In Your Wildest Dreams

I wonder where you are
I wonder if you think about me
Once upon a time
In your wildest dreams

- In your Wildest Dreams, Moody Blues

I’m not sure how or why, but this morning, I woke up with “Wild World” by Cat Stevens (now known as Yusuf Islam) stuck in my head. As I searched my iPod for the tune, I chanced upon the quoted song above from the Moody Blues, and it brought back long-forgotten memories. I recalled how I absolutely adored this song back when I was an awkward junior at an all-boys Catholic high school in the capital city of the Philippines.

As I reminisced about those days of yore, the feeling of repression resurfaced as I recalled how I had to spend the majority of my days exclusively in the company of other boys. It felt like I was in a torturous incubation area for guilt-ridden, post-pubescent males. Especially at the age when boys’ hormones were at the peak of their volatility, such surroundings did not align with my ideal of an enclave conducive to pursuits of young love and other misadventures. I’m certain most of my fellow students felt the same way. As a reprieve from our homogeneous environment, and to keep us all relatively sane, we held parties, or “soirees” as we preferred to call them — feigning French to bring an amorous flair to the event, I guess — so we can meet and mingle with the delightful creatures of the opposite sex.

Typically, our class would pair up with an equivalent class at an all-girls Catholic school, who we wished to the high heavens — possibly the only time we prayed without being told to do so — felt as repressed as we did. It was in one of these soirees where I met Rachel.

The first time I saw her, she looked wonderfully angelic (Thank you, high heavens!): Long, black hair; sweet, innocent smile; coy, alluring eyes; quiet and introverted demeanor. I sensed a sleeping volcano in my midst, much like myself, waiting to be awoken from an uneventful existence. Luckily, my partner in crime — I believe this was just before Top Gun, so “wingman” probably wasn’t used in the sidekick sense yet — was equally enamored with Rachel’s cohort, so it was a winning pairing for us both.

I don’t remember much else that happened at that soiree–no recollection whatsoever of fumbling introductions, small talk, nor awkward silences, though I’m sure all of that occurred. I did end up with Rachel’s phone number somehow. Days after the soiree, I vaguely remember calling her once, but again, details of our exchange escape my fickle memory. We never ended up going on a date or anything like that. In fact, I don’t think we ever spoke after that phone call. For one reason or another, she just turned into one of the countless could-have-beens that were all too common for the timid, adolescent version of myself.

It was around this time that the Moody Blues song became popular, and every time it played on 99.5RT, my favorite radio station growing up, I would think about Rachel and couldn’t help but wonder if she did “think about me in her wildest dreams.”

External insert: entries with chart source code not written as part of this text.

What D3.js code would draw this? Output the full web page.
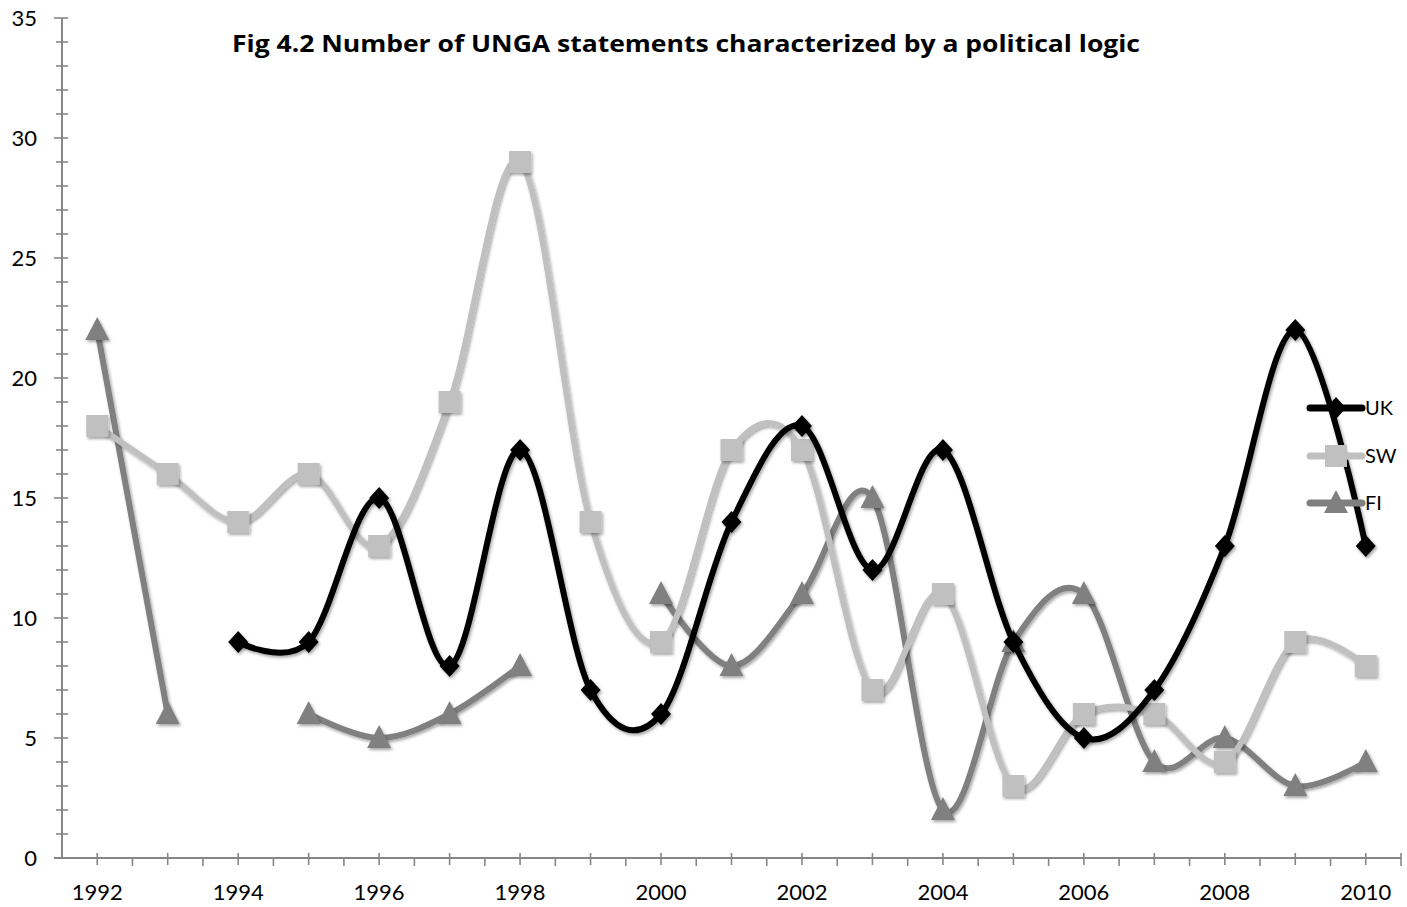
<!DOCTYPE html>
<html><head><meta charset="utf-8">
<script src="https://cdn.jsdelivr.net/npm/d3@7"></script>
<style>body{margin:0;background:#fff}svg{display:block}text{font-family:Lato,"Open Sans",sans-serif}</style>
</head><body><svg id="c" width="1407" height="907"></svg>
<script>
const years = [1992,1993,1994,1995,1996,1997,1998,1999,2000,2001,2002,2003,2004,2005,2006,2007,2008,2009,2010];
const uk = [null,null,9,9,15,8,17,7,6,14,18,12,17,9,5,7,13,22,13];
const sw = [18,16,14,16,13,19,29,14,9,17,17,7,11,3,6,6,4,9,8];
const fi = [22,6,null,6,5,6,8,null,11,8,11,15,2,9,11,4,5,3,4];
const seriesNames = ["UK","SW","FI"];
const yTicks = [0,5,10,15,20,25,30,35];
const xLabels = [1992,1994,1996,1998,2000,2002,2004,2006,2008,2010];
const title = "Fig 4.2 Number of UNGA statements characterized by a political logic";

const svg = d3.select("#c");
const L = 62, R = 1401, T = 18, B = 858;
const x = d3.scaleBand().domain(years).range([L, R]).paddingInner(0).paddingOuter(0);
const cx = d => x(d) + x.bandwidth()/2;
const y = d3.scaleLinear().domain([0,35]).range([B, T]);
const axisCol = "#868686";

const defs = svg.append("defs");
const f = defs.append("filter").attr("id","sh").attr("x","-50%").attr("y","-50%").attr("width","200%").attr("height","200%");
f.append("feDropShadow").attr("dx",1.5).attr("dy",2).attr("stdDeviation",1.8).attr("flood-color","#000").attr("flood-opacity",0.35);

// y axis
const ga = svg.append("g").attr("stroke", axisCol).attr("stroke-width", 2);
ga.append("line").attr("x1",L).attr("x2",L).attr("y1",y(35)).attr("y2",y(0));
d3.range(0,36).forEach(v=>{
  const major = v%5===0;
  ga.append("line").attr("x1", major?L-8:L-6).attr("x2", L+6).attr("y1", y(v)).attr("y2", y(v)).attr("stroke-width",1.6);
});
// x axis
ga.append("line").attr("x1",L-8).attr("x2",R).attr("y1",B).attr("y2",B);
years.forEach(yr=>{
  ga.append("line").attr("x1",cx(yr)).attr("x2",cx(yr)).attr("y1",B-5).attr("y2",B+7).attr("stroke-width",1.6);
});
years.forEach((yr,i)=>{
  if(i>0) ga.append("line").attr("x1",x(yr)).attr("x2",x(yr)).attr("y1",B).attr("y2",B+8).attr("stroke-width",1.6);
});
ga.append("line").attr("x1",R).attr("x2",R).attr("y1",B-5).attr("y2",B+8).attr("stroke-width",1.6);

svg.append("g").selectAll("text").data(yTicks).join("text")
  .attr("x",37).attr("y",d=>y(d)+8).attr("text-anchor","end").attr("font-size",22).attr("fill","#000").text(d=>d);
svg.append("g").selectAll("text").data(xLabels).join("text")
  .attr("x",d=>cx(d)).attr("y",900).attr("text-anchor","middle").attr("font-size",22).attr("fill","#000").text(d=>d);

svg.append("text").attr("x",232).attr("y",52).attr("font-size",24).attr("font-weight","bold")
  .style("font-family","'Open Sans',sans-serif")
  .attr("textLength",908).attr("lengthAdjust","spacingAndGlyphs").text(title);

const cols = {UK:"#000000", SW:"#c0c0c0", FI:"#808080"};
const data = {UK:uk, SW:sw, FI:fi};
const line = d3.line().defined(d=>d.v!==null).x(d=>cx(d.yr)).y(d=>y(d.v)).curve(d3.curveCardinal.tension(0));

function marker(g, name, px, py){
  const c = cols[name];
  if(name==="UK"){
    g.append("path").attr("d",`M${px},${py-11}L${px+10},${py}L${px},${py+11}L${px-10},${py}Z`).attr("fill",c);
  } else if(name==="SW"){
    g.append("rect").attr("x",px-11).attr("y",py-11).attr("width",22).attr("height",22).attr("fill",c);
  } else {
    g.append("path").attr("d",`M${px},${py-13}L${px+12},${py+10}L${px-12},${py+10}Z`).attr("fill",c);
  }
}

["FI","SW","UK"].forEach(name=>{
  const pts = years.map((yr,i)=>({yr, v:data[name][i]}));
  const g = svg.append("g");
  g.append("path").attr("d", line(pts)).attr("fill","none").attr("stroke",cols[name]).attr("stroke-width",6).attr("stroke-linecap","round").attr("filter","url(#sh)");
  const mg = g.append("g").attr("filter","url(#sh)");
  pts.filter(d=>d.v!==null).forEach(d=>marker(mg, name, cx(d.yr), y(d.v)));
});

// legend
const legY = {UK:408, SW:456, FI:503};
seriesNames.forEach(name=>{
  const g = svg.append("g");
  g.append("line").attr("x1",1310).attr("x2",1362).attr("y1",legY[name]).attr("y2",legY[name]).attr("stroke",cols[name]).attr("stroke-width",7).attr("stroke-linecap","round");
  marker(g, name, 1336, legY[name]);
  g.append("text").attr("x",1365).attr("y",legY[name]+7).attr("font-size",20).text(name);
});
</script></body></html>
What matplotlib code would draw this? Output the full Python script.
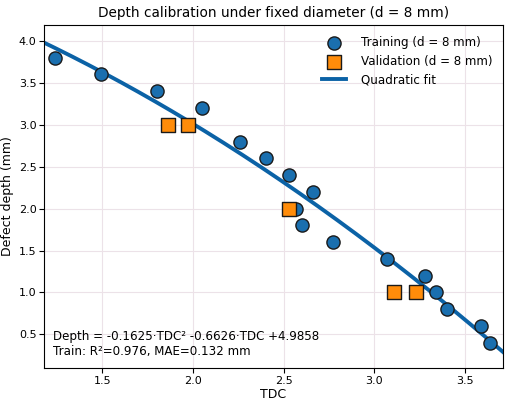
import numpy as np
import matplotlib
matplotlib.use("Agg")
import matplotlib.pyplot as plt

# training points (TDC, depth)
train_tdc = [1.24, 1.49, 1.80, 2.05, 2.26, 2.40, 2.53, 2.66, 2.57, 2.60, 2.77,
             3.07, 3.28, 3.34, 3.40, 3.59, 3.64]
train_depth = [3.8, 3.6, 3.4, 3.2, 2.8, 2.6, 2.4, 2.2, 2.0, 1.8, 1.6,
               1.4, 1.2, 1.0, 0.8, 0.6, 0.4]

# validation points
val_tdc = [1.86, 1.97, 2.53, 3.11, 3.23]
val_depth = [3.0, 3.0, 2.0, 1.0, 1.0]

# quadratic fit coefficients
coef = [-0.1625, -0.6626, 4.9858]

fig, ax = plt.subplots(figsize=(5.06, 4.03), dpi=100)
fig.subplots_adjust(left=0.087, right=0.994, top=0.938, bottom=0.087)

xs = np.linspace(1.15, 3.75, 200)
ax.plot(xs, np.polyval(coef, xs), color="#0b62a6", lw=2.8, label="Quadratic fit", zorder=2)
ax.scatter(train_tdc, train_depth, s=90, marker="o", color="#1a6faf",
           edgecolor="#1a1a1a", linewidth=1.0, label="Training (d = 8 mm)", zorder=3)
ax.scatter(val_tdc, val_depth, s=90, marker="s", color="#ff8c0a",
           edgecolor="#1a1a1a", linewidth=1.0, label="Validation (d = 8 mm)", zorder=4)

ax.set_xlim(1.178, 3.71)
ax.set_ylim(0.10, 4.19)
ax.set_xticks([1.5, 2.0, 2.5, 3.0, 3.5])
ax.set_yticks([0.5, 1.0, 1.5, 2.0, 2.5, 3.0, 3.5, 4.0])
ax.grid(True, color="#ece2e8", lw=0.8)
ax.set_axisbelow(True)
ax.tick_params(labelsize=8, length=3.5, pad=2)

ax.set_xlabel("TDC", fontsize=9, labelpad=2)
ax.set_ylabel("Defect depth (mm)", fontsize=9, labelpad=3)
ax.set_title("Depth calibration under fixed diameter (d = 8 mm)", fontsize=9.8, pad=6)

handles, labels = ax.get_legend_handles_labels()
order = [1, 2, 0]
ax.legend([handles[i] for i in order], [labels[i] for i in order],
          loc="upper right", fontsize=8.6, frameon=False, handletextpad=1.2)

ax.text(0.02, 0.03,
        "Depth = -0.1625\u00b7TDC\u00b2 -0.6626\u00b7TDC +4.9858\n"
        "Train: R\u00b2=0.976, MAE=0.132 mm",
        transform=ax.transAxes, fontsize=8.6, va="bottom", ha="left")

fig.savefig("out.png", dpi=100)
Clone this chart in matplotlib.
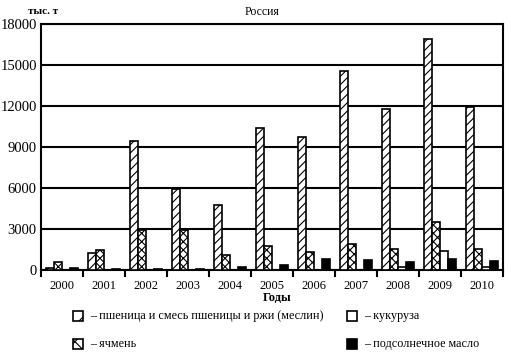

I eventually crossed paths with Rachel again a few months after our phone call. It was during one of those school fairs wherein the school grounds turned into an amusement park with rides and booths and such. Such fairs were common at the private schools in Manila, and each school typically had one every year. For this particular occasion, I was at Rachel’s campus. She did not see me, at least I didn’t think so. I did see her face, and specifically noted her eyes; they looked different from the demure ones etched in my memory. I watched her walking away from me, hand-in-hand with another girl, as they got lost in a sea of other uniformed boys and girls reveling in the fleeting gloriousness of youth.

If I did muster the courage that day to approach her and ask if she ever thought about me, I take it Rachel would have replied, “In your wildest dreams.” Some questions are better left unasked.